When people speak of separation, they generally mean their relationship has ended and want to live apart, but are not ready to divorce.
In this situation, many of the same issues may arise as on divorce. For example questions over who will remain in the former matrimonial home, how finances should be divided and what contact arrangements should be put in place for any children.
To deal with these issues, it is advisable to draw up a separation agreement.
A separation agreement is a binding contract, and it is therefore advisable to obtain legal advice before entering into one. One of our trained family law solicitors will be happy to assist.
A separation agreement may be used to establish the date of separation for the purposes of obtaining a divorce later on. This can be useful if you undertake a trial separation which later convinces you the marriage has irretrievably broken down.
There is no requirement that a separation agreement must lead to a divorce, and many parties are content to remain married as long as the finances and other matters are resolved.
Benefits of a Separation Agreement
The main benefits of separation agreements are that they are much quicker and cheaper than going to Court to decide the issues.

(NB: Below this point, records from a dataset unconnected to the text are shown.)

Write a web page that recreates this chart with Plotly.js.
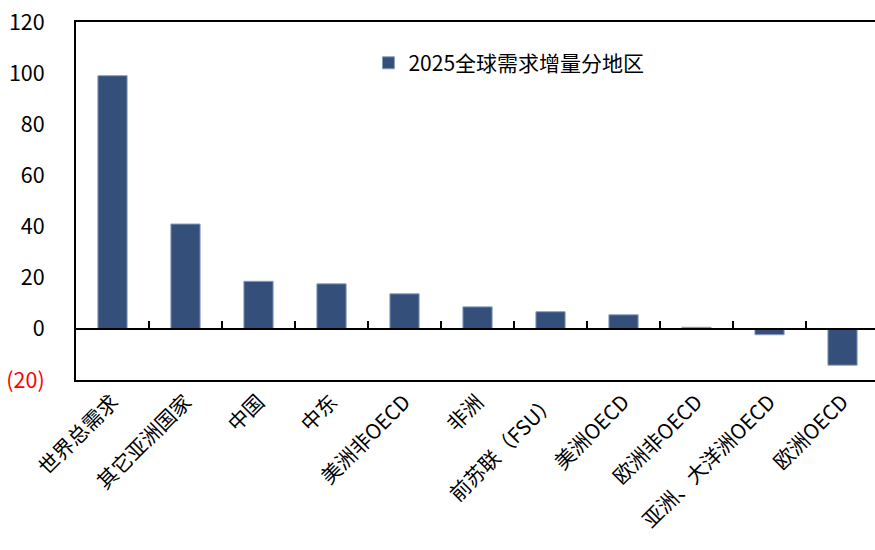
<!DOCTYPE html>
<html>
<head>
<meta charset="utf-8">
<script src="https://cdn.plot.ly/plotly-3.0.1.min.js"></script>
<style>html,body{margin:0;padding:0;background:#fff;}#chart{width:875px;height:550px;}</style>
</head>
<body>
<div id="chart"></div>
<script>
var categories = ["世界总需求","其它亚洲国家","中国","中东","美洲非OECD","非洲","前苏联（FSU）","美洲OECD","欧洲非OECD","亚洲、大洋洲OECD","欧洲OECD"];
var values = [99, 41, 18.6, 17.6, 13.7, 8.6, 6.7, 5.5, 0.6, -2.3, -14.2];
var seriesName = "2025全球需求增量分地区";
var yTickVals = [-20, 0, 20, 40, 60, 80, 100, 120];
var yTickText = ['<span style="color:#ff0000">(20)</span>', "0", "20", "40", "60", "80", "100", "120"];

var font = "Noto Sans CJK SC, Noto Sans, sans-serif";
var trace = {
  type: "bar",
  x: categories,
  y: values,
  name: seriesName,
  width: 0.4,
  marker: {color: "#34507a", line: {color: "#8a9dbd", width: 1}},
  showlegend: true
};
var boundary = {
  type: "scatter", x: categories, y: values, xaxis: "x2", yaxis: "y",
  mode: "none", showlegend: false, hoverinfo: "skip"
};
var layout = {
  width: 875, height: 550,
  margin: {l: 76, r: 0, t: 22, b: 170},
  paper_bgcolor: "#fff", plot_bgcolor: "#fff",
  font: {family: font, color: "#000"},
  showlegend: true,
  legend: {x: 0.366, y: 0.885, xanchor: "left", yanchor: "middle", font: {size: 21, family: font}, bgcolor: "rgba(0,0,0,0)", itemwidth: 30},
  xaxis: {
    type: "category", range: [-0.5, 10.445],
    showline: true, linecolor: "#000", linewidth: 2, mirror: true,
    ticks: "", tickangle: -45, tickfont: {size: 20.5, family: font},
    showgrid: false, zeroline: false
  },
  xaxis2: {
    type: "category", overlaying: "x", anchor: "free", position: 20/140,
    range: [-0.5, 10.445], showline: true, linecolor: "#000", linewidth: 2,
    ticks: "inside", ticklen: 7, tickwidth: 2, tickcolor: "#000", tickson: "boundaries",
    showticklabels: false, showgrid: false, zeroline: false
  },
  yaxis: {
    range: [-20, 120], tickvals: yTickVals, ticktext: yTickText,
    showline: true, linecolor: "#000", linewidth: 2, mirror: true,
    ticks: "outside", ticklen: 25, tickcolor: "rgba(0,0,0,0)",
    tickfont: {size: 21.5, family: font}, showgrid: false, zeroline: false
  }
};
Plotly.newPlot("chart", [trace, boundary], layout, {displayModeBar: false, staticPlot: true});
</script>
</body>
</html>
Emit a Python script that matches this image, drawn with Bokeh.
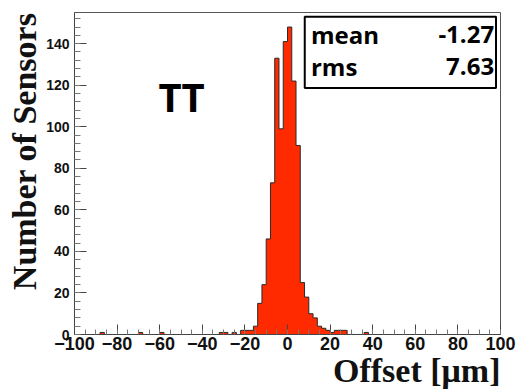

You can also enter into any agreement you wish, including things that a Court is unable to order.
Separation may also refer to judicial, or legal, separation. Although this doesn’t mean the marriage is at an end, the process is very similar to the divorce process.
The benefit of this route is that it allows the finances to be resolved without dissolving the marriage, thereby offering you peace of mind.
This route is rare but may appeal if your religious beliefs prevent you from obtaining a divorce.